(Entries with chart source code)
>>>>

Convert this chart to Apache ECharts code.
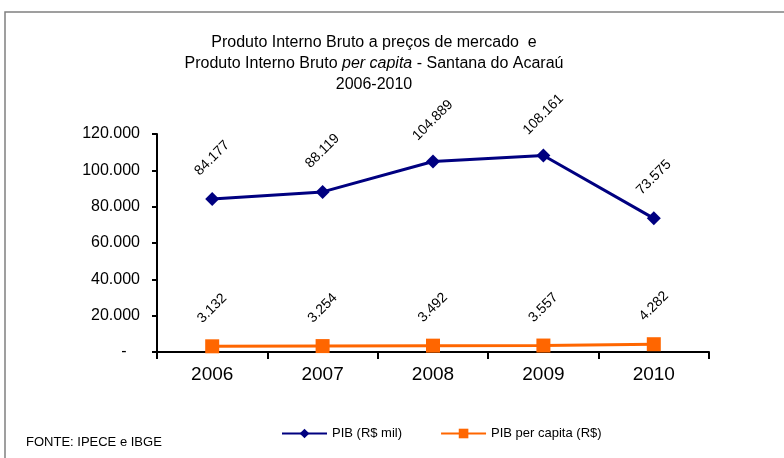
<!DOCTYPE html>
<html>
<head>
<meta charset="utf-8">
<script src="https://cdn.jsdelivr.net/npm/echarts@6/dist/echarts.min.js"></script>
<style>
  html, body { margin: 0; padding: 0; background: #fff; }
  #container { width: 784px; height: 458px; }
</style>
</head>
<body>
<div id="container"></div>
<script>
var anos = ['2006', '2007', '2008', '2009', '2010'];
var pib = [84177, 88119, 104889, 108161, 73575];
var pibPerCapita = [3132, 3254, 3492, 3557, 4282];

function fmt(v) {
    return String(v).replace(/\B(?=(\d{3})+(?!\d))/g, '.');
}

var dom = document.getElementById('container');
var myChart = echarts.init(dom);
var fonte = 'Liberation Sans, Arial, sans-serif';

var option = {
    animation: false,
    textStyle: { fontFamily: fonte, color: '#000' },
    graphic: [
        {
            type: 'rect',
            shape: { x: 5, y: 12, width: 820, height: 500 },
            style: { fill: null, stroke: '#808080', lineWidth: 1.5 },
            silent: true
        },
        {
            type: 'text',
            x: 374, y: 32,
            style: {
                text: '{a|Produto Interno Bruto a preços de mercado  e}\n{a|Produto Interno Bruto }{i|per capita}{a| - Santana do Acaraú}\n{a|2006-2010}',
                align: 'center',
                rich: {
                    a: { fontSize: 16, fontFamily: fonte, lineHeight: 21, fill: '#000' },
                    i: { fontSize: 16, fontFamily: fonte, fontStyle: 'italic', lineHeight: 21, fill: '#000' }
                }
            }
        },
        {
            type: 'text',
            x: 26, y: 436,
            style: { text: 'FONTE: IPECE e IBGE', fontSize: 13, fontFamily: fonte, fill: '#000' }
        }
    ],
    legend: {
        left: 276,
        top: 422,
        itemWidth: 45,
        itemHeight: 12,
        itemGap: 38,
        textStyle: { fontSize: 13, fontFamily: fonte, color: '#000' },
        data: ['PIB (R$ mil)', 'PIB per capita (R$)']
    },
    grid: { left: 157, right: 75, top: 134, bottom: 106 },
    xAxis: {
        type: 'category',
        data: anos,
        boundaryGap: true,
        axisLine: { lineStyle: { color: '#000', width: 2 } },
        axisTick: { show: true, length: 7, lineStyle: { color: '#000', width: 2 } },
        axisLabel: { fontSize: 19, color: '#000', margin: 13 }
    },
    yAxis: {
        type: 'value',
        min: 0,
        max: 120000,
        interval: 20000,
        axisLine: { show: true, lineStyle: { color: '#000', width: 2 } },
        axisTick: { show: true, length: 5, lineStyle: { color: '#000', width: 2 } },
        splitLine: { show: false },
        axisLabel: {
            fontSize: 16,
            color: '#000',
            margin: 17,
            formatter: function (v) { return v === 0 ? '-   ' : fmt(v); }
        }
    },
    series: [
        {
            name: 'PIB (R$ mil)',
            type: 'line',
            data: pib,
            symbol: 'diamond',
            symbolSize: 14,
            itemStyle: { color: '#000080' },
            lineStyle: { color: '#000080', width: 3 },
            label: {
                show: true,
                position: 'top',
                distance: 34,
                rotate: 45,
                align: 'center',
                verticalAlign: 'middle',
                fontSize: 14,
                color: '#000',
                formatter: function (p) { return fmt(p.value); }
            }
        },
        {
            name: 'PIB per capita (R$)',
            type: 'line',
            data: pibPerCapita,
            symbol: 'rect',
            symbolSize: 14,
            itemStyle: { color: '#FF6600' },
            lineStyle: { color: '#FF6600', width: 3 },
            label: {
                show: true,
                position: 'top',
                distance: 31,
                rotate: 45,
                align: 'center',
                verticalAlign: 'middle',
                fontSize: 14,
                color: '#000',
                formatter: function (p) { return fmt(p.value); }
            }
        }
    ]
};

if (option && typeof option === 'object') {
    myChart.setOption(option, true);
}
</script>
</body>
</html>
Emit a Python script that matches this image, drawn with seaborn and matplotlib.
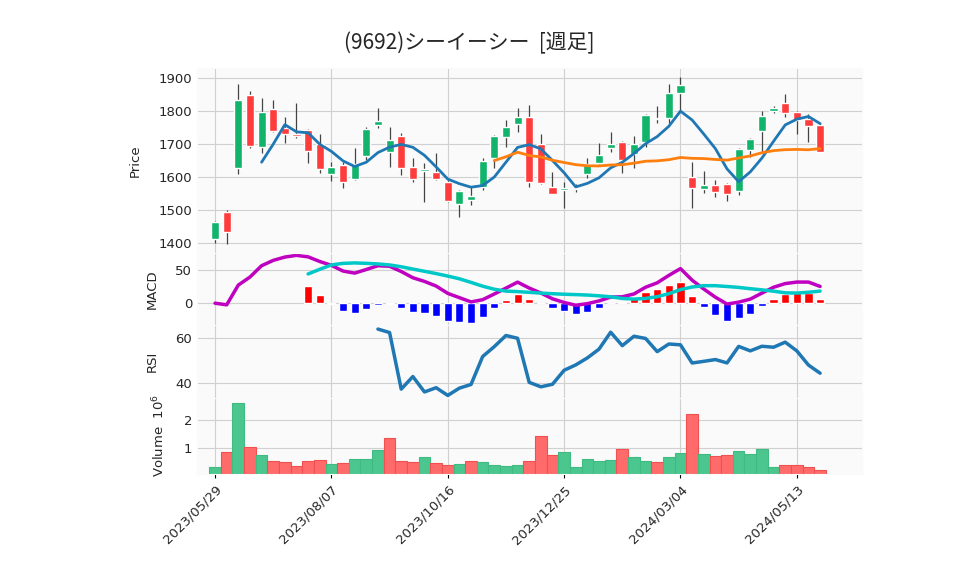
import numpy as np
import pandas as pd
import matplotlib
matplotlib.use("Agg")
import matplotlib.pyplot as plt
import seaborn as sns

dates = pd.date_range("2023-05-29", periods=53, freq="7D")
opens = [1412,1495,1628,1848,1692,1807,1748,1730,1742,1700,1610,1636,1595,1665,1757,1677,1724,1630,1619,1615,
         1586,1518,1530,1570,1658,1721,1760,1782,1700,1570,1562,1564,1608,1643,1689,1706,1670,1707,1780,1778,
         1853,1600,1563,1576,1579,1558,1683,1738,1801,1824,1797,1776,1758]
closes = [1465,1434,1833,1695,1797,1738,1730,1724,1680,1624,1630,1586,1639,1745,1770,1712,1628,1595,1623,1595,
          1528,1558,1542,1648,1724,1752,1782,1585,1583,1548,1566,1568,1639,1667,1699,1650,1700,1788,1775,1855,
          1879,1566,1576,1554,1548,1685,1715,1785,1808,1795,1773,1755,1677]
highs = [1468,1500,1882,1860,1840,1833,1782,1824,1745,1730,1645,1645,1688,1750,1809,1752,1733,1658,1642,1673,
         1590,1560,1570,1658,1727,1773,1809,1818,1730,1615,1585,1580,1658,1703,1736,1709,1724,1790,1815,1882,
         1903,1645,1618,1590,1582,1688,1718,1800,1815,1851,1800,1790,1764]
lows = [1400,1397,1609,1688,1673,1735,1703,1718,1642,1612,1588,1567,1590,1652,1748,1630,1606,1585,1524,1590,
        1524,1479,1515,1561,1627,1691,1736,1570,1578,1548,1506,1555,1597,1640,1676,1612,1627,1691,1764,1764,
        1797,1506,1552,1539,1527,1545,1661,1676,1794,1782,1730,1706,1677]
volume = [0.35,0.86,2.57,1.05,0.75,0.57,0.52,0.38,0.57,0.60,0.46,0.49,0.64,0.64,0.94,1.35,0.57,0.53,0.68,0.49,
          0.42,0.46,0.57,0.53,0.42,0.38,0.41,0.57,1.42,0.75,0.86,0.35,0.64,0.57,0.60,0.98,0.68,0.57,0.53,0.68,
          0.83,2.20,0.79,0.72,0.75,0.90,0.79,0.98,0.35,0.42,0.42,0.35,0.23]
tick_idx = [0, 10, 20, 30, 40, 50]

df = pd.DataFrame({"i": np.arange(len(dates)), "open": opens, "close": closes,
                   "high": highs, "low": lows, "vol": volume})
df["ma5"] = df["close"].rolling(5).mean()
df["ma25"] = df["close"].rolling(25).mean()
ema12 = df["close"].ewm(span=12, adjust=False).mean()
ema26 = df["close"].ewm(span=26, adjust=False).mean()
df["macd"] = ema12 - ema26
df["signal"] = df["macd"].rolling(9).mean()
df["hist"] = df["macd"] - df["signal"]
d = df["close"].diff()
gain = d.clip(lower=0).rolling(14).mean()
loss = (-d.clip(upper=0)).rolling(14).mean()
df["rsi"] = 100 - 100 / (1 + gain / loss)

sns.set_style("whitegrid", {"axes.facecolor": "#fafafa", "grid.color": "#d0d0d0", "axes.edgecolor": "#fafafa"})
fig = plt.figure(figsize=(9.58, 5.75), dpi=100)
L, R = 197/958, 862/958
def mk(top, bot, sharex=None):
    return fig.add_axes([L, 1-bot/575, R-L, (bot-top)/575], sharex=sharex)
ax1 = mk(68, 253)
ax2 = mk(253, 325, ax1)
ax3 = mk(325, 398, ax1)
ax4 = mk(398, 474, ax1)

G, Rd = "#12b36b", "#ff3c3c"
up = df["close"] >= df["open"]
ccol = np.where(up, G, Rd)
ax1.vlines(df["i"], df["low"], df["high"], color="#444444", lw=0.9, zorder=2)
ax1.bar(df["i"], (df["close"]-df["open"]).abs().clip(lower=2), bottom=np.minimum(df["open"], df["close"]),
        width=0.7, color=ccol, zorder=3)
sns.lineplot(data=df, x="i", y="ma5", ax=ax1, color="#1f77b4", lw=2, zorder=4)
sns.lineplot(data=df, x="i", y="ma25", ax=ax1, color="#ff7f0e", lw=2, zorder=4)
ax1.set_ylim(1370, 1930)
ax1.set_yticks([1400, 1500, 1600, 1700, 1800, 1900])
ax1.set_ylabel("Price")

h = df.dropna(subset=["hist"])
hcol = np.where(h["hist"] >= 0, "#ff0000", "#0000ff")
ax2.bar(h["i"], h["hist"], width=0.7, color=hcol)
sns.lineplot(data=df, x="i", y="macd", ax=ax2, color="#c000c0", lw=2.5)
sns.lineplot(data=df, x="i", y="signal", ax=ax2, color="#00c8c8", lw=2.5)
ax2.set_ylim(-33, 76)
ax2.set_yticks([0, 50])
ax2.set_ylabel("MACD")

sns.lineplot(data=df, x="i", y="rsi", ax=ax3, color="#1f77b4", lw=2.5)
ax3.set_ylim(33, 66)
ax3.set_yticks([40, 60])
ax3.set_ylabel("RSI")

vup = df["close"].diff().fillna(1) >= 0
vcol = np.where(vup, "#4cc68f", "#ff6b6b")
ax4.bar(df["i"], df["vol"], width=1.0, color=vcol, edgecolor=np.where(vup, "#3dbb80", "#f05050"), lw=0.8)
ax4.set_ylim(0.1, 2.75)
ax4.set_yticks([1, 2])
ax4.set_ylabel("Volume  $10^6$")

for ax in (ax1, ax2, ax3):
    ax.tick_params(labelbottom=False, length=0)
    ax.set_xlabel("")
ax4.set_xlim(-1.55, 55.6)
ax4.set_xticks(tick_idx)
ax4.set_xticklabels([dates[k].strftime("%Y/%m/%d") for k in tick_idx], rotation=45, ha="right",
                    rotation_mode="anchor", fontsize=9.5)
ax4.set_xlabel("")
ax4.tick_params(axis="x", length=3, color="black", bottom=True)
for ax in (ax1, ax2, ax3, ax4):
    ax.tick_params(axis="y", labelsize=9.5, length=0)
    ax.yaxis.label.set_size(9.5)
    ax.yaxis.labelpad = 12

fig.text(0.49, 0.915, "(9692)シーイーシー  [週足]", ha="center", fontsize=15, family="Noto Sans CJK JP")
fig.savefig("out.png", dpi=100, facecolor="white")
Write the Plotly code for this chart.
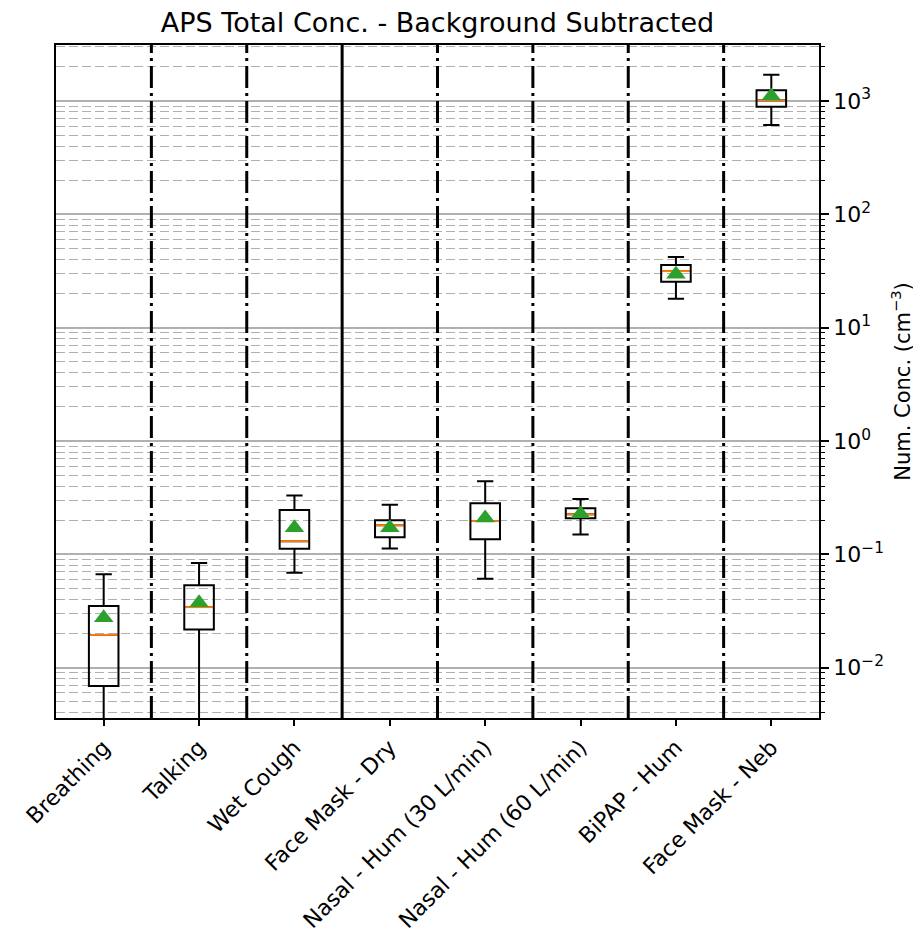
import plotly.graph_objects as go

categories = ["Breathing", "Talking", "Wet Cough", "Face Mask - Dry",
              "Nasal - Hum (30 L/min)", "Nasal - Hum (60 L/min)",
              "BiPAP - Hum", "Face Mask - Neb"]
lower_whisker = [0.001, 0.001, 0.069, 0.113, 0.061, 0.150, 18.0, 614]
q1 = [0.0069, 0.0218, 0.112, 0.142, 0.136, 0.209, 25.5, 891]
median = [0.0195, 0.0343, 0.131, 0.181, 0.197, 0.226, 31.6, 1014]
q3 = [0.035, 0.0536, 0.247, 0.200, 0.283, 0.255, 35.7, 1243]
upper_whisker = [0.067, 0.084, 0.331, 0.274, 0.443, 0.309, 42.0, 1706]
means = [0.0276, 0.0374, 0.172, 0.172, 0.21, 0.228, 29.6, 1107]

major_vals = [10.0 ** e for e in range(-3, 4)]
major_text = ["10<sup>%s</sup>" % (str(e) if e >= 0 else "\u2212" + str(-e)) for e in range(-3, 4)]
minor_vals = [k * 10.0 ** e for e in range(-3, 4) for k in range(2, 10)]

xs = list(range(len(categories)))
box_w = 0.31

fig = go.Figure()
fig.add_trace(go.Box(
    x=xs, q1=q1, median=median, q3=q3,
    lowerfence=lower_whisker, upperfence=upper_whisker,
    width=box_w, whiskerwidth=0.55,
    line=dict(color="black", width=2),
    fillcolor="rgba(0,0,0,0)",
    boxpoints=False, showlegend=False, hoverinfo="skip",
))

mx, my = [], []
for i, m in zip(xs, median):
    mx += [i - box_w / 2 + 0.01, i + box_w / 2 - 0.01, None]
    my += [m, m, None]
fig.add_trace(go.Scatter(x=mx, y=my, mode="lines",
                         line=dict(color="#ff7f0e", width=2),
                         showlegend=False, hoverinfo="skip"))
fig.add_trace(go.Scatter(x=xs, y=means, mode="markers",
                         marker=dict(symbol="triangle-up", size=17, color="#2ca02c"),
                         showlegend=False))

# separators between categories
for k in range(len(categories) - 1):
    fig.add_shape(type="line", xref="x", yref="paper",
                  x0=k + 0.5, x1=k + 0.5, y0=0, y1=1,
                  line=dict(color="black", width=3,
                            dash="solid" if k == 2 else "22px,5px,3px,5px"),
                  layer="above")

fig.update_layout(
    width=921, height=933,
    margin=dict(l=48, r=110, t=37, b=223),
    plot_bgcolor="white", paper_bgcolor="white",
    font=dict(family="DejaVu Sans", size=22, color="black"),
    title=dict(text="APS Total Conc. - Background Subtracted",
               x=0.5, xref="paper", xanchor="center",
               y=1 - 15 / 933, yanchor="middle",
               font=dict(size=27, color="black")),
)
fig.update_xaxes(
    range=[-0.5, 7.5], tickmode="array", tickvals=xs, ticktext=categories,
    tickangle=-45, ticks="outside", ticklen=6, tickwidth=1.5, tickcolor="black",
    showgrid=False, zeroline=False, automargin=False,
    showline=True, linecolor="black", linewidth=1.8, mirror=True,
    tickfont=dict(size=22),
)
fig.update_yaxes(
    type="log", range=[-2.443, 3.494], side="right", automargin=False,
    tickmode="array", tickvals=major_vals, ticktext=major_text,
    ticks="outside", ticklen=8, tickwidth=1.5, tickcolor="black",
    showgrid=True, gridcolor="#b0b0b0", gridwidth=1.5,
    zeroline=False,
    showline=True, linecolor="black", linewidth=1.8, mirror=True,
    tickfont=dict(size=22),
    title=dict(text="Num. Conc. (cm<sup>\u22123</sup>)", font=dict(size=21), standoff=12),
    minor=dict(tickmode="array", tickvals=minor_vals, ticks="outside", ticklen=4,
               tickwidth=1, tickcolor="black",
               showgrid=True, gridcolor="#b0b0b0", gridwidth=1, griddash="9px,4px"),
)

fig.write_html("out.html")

<<<<

> [Objective] Repeat the lines between those holding "Emit a Python" and "import seaborn as sns", inclusive. Pictures stay out.

> [Answer for the task]
Emit a Python script that matches this image, drawn with seaborn and matplotlib.
import numpy as np
import pandas as pd
import matplotlib
matplotlib.use("Agg")
import matplotlib.pyplot as plt
import seaborn as sns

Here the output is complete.